Monday, March 30, 2015

The Idler, Thursday, March 19, 2015

The bugle calls

MATTERS are becoming fraught with all these injuries in the Sharks camp and the 

insistence of Saru that our Springboks should be rested –  just when the Waikato 

Chiefs are in town.

The permutations of this enforced R&R are by no means clear, but it would be a 

travesty if a team that gelled so nicely last weekend were not allowed to keep ramping 

it up because of enforced personnel changes.

But a crisis is a crisis and we of the rugby brotherhood will rally to the cause. 

As it happens, I attend a regular rugby colloquium in Durban North of players of 

yesteryear. We have earnestly discussed the crisis and come up with a makeshift 

solution.

Keith Parkinson is available to stand in for Bismarck if necessary over coming weeks. 

Pete Ripley-Evans similarly for Jannie. Trix Truter is available on the wing for JP 

Pietersen. My old clubmate Freddie Davel can stand in for Patrick Lambie. And Brian 

Schabram is available at scrumhalf if Cobus Reinach has to stand down. (And then I 

will be on the bench for Schabie in case, at the age of 83, he should run out of puff).

It was fairly late by the time we came to this decision. The horse mentioned in the 

Book of Job comes to mind:  "He saith among the trumpets, Ha, ha; 

and he smelleth the battle afar off, the thunder of the captains, 

and the shouting ..."

Avante! Avante! These rugby colloquiums can get quite lively.

Sixty-yarder

EARLIER this week Zoltan de Rosner mentioned an Under-19 inter-provincial at 

King's Park in the late fifties when a Transvaal prop forward took off his boot to goal 

a penalty from his own 10-yard line.

Now Bernard Ravno tells us he actually played in that game, which he thinks was 

against Northern Transvaal, not Transvaal.

"Zoltan is quite correct – a burly opposition prop forward did indeed kick a penalty 

over from his own 10 yard line. However I don't recall him removing his boots to do 

so, but then I also cannot recall the final score, so he may well have done."

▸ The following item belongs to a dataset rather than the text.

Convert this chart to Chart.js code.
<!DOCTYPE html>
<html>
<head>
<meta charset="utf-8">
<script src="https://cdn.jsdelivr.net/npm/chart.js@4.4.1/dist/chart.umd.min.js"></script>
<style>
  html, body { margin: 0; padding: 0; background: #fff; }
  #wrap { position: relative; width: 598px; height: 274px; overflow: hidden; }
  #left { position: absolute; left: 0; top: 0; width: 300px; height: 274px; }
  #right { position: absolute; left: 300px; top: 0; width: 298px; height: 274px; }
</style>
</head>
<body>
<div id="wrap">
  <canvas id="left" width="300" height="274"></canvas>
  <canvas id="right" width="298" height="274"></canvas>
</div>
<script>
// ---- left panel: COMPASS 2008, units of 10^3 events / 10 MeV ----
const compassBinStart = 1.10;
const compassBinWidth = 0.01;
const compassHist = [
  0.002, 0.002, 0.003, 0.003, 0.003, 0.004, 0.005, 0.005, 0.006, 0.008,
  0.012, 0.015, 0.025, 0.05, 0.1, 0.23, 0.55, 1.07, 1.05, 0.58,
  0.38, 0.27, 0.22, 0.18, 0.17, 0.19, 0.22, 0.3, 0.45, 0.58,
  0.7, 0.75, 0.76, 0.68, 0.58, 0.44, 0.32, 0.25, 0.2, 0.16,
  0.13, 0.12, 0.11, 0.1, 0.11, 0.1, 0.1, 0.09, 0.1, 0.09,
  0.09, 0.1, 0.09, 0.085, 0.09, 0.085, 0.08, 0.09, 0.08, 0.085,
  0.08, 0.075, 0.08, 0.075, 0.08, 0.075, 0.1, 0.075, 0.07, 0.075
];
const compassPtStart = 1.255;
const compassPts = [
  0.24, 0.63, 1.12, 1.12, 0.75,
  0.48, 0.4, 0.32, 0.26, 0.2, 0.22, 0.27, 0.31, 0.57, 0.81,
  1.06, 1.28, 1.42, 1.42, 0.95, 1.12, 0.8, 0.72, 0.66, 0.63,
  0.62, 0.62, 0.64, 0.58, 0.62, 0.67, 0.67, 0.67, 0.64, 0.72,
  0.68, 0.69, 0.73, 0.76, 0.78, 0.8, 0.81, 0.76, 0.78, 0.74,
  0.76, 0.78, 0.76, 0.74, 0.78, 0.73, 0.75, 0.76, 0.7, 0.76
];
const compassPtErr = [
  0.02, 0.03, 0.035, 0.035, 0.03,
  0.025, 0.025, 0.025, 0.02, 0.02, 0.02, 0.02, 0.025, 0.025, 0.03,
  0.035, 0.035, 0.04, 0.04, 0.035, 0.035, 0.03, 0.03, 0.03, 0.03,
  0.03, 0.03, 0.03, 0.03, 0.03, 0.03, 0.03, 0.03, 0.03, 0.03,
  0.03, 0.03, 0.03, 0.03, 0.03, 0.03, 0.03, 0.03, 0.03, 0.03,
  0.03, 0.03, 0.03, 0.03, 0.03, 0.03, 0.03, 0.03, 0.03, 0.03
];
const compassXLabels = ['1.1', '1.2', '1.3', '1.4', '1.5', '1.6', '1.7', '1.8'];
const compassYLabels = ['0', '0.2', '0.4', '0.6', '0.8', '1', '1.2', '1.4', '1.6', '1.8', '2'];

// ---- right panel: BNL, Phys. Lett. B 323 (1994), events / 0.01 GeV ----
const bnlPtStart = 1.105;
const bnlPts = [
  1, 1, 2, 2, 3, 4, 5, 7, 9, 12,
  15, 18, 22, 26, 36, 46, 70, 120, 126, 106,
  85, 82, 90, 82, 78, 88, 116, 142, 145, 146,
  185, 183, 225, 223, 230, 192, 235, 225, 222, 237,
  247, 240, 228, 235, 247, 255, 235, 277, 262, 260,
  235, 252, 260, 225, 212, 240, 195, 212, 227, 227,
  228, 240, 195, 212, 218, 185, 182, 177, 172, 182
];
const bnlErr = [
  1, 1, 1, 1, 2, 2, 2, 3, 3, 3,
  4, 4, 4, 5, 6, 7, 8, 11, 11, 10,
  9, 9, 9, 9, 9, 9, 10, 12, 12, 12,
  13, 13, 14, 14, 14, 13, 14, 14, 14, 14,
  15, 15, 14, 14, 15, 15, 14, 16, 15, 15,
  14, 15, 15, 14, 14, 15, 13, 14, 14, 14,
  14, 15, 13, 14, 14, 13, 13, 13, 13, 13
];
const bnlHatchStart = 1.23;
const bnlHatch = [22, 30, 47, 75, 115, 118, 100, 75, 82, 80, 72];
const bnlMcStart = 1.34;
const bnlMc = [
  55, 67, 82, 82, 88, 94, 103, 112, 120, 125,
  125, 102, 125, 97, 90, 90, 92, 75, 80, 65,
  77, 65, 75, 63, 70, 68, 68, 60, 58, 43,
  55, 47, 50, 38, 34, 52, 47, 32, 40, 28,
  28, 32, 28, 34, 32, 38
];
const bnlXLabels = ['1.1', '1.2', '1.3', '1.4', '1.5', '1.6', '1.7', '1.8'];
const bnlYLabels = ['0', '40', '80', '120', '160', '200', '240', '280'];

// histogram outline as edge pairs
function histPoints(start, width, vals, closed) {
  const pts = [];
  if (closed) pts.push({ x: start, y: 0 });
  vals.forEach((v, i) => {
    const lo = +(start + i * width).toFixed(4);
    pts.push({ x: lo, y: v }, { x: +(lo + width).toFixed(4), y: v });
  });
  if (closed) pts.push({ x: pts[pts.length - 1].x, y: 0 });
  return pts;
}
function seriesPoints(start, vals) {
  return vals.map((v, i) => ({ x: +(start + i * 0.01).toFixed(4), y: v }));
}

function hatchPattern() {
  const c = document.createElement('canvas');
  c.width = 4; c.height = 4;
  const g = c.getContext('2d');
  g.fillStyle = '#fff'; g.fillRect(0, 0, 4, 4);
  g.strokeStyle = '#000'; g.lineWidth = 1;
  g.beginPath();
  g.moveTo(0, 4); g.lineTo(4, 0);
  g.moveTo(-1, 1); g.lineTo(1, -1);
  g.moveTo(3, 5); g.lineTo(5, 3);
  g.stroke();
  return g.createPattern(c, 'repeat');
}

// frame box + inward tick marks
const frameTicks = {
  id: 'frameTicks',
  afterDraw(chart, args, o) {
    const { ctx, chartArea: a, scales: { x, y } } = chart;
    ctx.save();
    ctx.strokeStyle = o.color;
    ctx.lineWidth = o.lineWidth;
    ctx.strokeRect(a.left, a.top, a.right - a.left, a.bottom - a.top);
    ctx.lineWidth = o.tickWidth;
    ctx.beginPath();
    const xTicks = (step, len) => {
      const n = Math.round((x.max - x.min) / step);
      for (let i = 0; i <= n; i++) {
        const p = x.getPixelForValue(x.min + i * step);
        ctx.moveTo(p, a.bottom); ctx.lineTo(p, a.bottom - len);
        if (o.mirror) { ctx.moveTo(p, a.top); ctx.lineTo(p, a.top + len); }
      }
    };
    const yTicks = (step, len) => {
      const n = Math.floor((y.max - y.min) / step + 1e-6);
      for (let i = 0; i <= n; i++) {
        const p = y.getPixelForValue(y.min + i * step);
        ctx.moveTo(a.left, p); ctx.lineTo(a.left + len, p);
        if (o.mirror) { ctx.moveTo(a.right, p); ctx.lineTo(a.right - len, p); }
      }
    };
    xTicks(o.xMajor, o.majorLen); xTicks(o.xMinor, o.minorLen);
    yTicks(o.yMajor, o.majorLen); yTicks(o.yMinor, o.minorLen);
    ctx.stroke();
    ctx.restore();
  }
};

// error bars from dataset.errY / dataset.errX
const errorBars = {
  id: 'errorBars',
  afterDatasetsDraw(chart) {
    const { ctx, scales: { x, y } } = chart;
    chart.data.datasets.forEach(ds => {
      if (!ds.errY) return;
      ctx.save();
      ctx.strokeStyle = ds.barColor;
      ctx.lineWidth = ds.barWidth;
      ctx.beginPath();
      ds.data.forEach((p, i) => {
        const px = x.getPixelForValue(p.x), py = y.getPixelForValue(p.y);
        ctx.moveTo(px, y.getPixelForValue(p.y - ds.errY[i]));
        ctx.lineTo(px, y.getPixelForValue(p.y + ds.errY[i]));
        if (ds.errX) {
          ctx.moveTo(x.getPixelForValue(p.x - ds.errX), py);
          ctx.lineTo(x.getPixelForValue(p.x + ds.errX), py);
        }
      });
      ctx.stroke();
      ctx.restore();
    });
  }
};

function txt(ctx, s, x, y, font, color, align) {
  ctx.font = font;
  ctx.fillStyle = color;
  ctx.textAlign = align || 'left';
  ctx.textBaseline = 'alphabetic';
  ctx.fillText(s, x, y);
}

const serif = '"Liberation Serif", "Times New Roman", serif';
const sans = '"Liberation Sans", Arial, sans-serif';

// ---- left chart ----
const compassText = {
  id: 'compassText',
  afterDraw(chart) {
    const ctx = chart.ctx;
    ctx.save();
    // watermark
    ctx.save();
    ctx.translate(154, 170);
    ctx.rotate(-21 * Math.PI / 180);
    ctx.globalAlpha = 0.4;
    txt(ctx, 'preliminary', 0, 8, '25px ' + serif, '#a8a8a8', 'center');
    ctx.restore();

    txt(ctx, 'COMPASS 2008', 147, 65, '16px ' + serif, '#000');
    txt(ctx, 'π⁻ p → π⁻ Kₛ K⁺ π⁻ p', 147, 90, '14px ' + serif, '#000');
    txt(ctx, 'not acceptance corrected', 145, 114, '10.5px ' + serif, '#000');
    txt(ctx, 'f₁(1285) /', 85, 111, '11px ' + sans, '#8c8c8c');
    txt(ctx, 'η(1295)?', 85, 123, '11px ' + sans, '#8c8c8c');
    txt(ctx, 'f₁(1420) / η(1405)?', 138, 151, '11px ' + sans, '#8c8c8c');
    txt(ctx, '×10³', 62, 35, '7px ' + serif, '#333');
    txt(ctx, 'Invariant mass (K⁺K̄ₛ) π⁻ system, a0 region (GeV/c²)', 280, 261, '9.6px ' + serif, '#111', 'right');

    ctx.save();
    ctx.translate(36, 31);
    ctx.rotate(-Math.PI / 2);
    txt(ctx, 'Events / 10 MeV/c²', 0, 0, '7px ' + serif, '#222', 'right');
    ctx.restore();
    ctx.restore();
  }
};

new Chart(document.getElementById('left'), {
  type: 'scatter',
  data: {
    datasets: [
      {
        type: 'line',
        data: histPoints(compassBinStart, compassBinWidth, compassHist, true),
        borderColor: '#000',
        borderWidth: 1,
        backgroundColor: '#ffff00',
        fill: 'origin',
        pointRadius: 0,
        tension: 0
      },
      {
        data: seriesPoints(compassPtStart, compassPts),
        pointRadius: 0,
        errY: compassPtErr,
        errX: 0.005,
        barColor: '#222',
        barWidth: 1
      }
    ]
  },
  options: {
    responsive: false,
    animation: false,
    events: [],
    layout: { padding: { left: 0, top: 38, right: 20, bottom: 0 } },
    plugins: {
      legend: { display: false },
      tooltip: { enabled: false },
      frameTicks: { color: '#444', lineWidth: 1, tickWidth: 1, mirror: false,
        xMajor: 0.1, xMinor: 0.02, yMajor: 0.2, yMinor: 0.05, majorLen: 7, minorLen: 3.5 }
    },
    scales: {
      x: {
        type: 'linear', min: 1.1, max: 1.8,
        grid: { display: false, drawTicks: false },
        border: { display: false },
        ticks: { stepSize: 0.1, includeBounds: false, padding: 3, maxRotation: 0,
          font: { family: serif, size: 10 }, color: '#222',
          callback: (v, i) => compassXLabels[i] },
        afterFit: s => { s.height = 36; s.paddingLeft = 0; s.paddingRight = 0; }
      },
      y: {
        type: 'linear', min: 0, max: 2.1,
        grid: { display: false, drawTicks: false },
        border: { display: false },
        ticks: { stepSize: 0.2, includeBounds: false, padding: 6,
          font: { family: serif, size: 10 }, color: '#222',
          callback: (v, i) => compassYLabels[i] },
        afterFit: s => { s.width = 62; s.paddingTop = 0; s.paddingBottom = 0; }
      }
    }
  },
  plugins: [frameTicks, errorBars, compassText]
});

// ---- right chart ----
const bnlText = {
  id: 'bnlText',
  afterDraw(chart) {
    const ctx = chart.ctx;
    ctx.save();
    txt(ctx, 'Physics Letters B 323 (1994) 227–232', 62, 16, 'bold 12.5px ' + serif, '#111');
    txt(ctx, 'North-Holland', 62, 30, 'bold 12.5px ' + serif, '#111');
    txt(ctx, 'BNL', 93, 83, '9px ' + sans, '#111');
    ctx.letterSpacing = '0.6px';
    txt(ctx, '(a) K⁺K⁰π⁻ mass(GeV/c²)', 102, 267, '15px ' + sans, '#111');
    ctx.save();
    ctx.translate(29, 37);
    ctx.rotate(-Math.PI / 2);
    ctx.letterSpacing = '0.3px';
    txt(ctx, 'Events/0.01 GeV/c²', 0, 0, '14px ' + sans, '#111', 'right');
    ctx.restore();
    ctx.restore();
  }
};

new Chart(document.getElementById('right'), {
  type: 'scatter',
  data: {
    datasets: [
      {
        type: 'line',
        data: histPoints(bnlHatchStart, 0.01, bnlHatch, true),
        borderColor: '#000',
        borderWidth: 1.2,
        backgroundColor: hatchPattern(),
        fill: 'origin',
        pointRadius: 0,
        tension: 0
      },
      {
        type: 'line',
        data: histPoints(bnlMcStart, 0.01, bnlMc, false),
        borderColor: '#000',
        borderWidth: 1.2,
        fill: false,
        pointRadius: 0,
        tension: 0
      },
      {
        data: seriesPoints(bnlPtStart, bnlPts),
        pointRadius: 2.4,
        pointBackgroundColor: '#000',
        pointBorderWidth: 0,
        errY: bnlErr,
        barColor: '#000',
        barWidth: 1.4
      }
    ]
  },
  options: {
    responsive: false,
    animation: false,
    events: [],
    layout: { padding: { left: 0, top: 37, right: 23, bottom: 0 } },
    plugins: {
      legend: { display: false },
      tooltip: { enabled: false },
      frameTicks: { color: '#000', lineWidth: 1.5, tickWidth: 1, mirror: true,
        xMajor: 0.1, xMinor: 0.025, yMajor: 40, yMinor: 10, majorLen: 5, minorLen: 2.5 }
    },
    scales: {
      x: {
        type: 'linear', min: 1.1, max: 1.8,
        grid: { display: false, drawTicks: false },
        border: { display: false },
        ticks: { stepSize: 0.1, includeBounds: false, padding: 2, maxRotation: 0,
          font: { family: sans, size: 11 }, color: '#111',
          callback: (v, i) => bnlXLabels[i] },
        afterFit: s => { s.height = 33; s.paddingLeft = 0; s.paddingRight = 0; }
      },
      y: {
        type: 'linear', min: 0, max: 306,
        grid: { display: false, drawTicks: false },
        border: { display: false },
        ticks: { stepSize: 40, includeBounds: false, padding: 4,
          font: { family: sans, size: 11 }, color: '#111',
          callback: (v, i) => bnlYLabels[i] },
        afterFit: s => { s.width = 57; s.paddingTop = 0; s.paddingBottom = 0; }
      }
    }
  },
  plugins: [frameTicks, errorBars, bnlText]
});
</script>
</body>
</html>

Bernard says the Springbok trials were held the following week. At the last moment 

one of the prop forwards in the D team could not play and so they called up the Under 

19 "mighty booter" to fill in.

"What happened thereafter I cannot recall, nor his name – except that I had played 

against him the previous Saturday."

Yech!

A WEEK or so ago, Sally Bosch was unable to read this column 

because we also had a picture of a cockroach with a radio tag 

attached. Cockroaches give her the hebbie-jeebies, even a picture 

of one, and she couldn't bear to look at it.

And it gets worse. She can't stand insecticide spray. It makes her 

physically ill.

Sally has strung together a few lines on this twin aversion. It's titled 

Don't Bug Me!

I don't like ugly bugs,

But I cannot stand the spray.

I'd rather have the goggas

And noo-noos any day.

I really do not like bugs,

Roaches scare me silly,

But bug-spray is what bugs me most.

In fact it drives me dilly.

Keep your spray away from me,

And leave those bugs alone!

I beg of you, I'm on my knees.

Please wait until I'm gone!

Water sommelier

NEWS from America – a restaurant in Los Angeles 

offers diners a list of 20 types of bottled water. 

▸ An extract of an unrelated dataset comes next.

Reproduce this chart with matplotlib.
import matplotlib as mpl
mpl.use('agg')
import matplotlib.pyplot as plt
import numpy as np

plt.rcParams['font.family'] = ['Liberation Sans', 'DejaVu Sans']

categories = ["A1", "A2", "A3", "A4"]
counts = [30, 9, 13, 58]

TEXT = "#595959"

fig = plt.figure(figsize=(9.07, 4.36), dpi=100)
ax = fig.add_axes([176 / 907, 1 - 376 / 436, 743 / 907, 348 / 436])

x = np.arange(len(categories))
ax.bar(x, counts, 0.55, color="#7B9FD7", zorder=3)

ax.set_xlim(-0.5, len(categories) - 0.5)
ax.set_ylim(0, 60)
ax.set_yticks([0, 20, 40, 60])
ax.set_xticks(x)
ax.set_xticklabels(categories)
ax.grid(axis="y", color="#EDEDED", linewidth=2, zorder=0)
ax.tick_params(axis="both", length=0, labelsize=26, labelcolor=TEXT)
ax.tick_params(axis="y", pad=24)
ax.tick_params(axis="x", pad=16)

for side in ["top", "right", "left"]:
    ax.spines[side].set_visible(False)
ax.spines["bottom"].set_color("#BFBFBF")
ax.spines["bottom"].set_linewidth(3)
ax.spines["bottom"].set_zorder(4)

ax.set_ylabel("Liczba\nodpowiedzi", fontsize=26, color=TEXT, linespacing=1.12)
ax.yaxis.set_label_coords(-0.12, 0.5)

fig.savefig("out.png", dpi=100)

Water sommelier Martin Riese also offers regular 

"water tastings" – like wine tastings – where people 

are able to discover their favourite blend.

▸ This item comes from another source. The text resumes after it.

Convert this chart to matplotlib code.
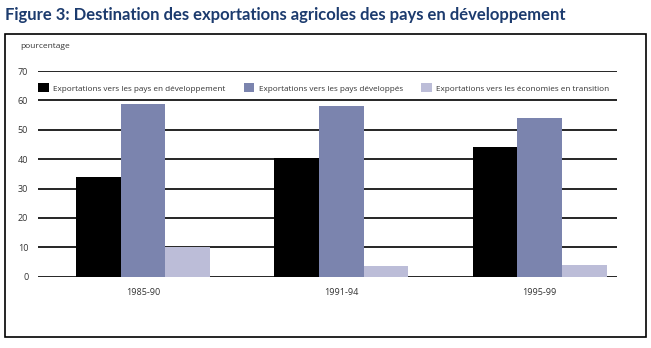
import numpy as np
import matplotlib.pyplot as plt
from matplotlib.patches import Rectangle

# Données
periodes = ["1985-90", "1991-94", "1995-99"]
vers_pays_dev = [34, 40.4, 44.1]
vers_pays_developpes = [58.8, 58.2, 54]
vers_transition = [10.1, 3.6, 4.0]
series_noms = ["Exportations vers les pays en développement",
               "Exportations vers les pays développés",
               "Exportations vers les économies en transition"]
couleurs = ["#000000", "#7b84ae", "#bcbdd8"]

plt.rcParams['font.family'] = ['Open Sans', 'DejaVu Sans']

fig = plt.figure(figsize=(6.51, 3.48), dpi=100)

# Titre et cadre
fig.text(5/651, 1 - 15/348, "Figure 3: Destination des exportations agricoles des pays en développement",
         fontsize=12.0, fontweight='bold', color='#1c3b6e', va='center', ha='left', family=['Lato', 'DejaVu Sans'])
fig.patches.append(Rectangle((5/651, 1 - 337/348), 641/651, 303/348, transform=fig.transFigure,
                             fill=False, edgecolor='black', linewidth=1.2))
fig.text(20/651, 1 - 47/348, "pourcentage", fontsize=6, color='#333333', va='center')

ax = fig.add_axes([38/651, 71.3/348, 579/651, 205.7/348])
x = np.arange(len(periodes))
w = 0.225
for i, vals in enumerate([vers_pays_dev, vers_pays_developpes, vers_transition]):
    ax.bar(x + (i - 1) * w, vals, w, color=couleurs[i], label=series_noms[i], zorder=3)

ax.set_ylim(0, 70)
ax.set_xlim(-0.53, 2.39)
ax.set_yticks(range(0, 71, 10))
for v in range(0, 71, 10):
    ax.axhline(v, color='black', linewidth=1.2, zorder=1)
for s in ax.spines.values():
    s.set_visible(False)
ax.set_xticks(x)
ax.set_xticklabels(periodes)
ax.tick_params(length=0, labelsize=6.5, labelcolor='#333333')
ax.tick_params(axis='y', pad=7)
ax.tick_params(axis='x', pad=8)

leg = ax.legend(loc='upper left', bbox_to_anchor=(-0.012, 0.975), ncol=3, frameon=False,
                fontsize=5.85, handlelength=1.3, handleheight=1.3, columnspacing=2.3,
                handletextpad=0.5, labelcolor='#333333')

fig.savefig("out.png", dpi=100)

Selections at a recent tasting included Iskilde, 

Danish glacier water that evokes childhood 

memories of tasting raindrops, and Roi, a high-
magnesium water from Slovenia that has a metallic 

taste. 

There's nothing strange about this. At the Street 

Shelter for the Over-Forties we have regular water 

tastings. The preferred blend usually involves The 

Famous Grouse (aka Die Beroemde Tarentaal) or 

Klipdrift.

Tailpiece

"HI, you logged a call with tech support. What 

seems to be the problem?"

"It's this damned computer. It does whatever in the 

hell it wants. It's supposed to do only what I tell it 

to."

"Listen lady, it's a computer not a husband."

Last word

Never put off until tomorrow what you can do the day after tomorrow.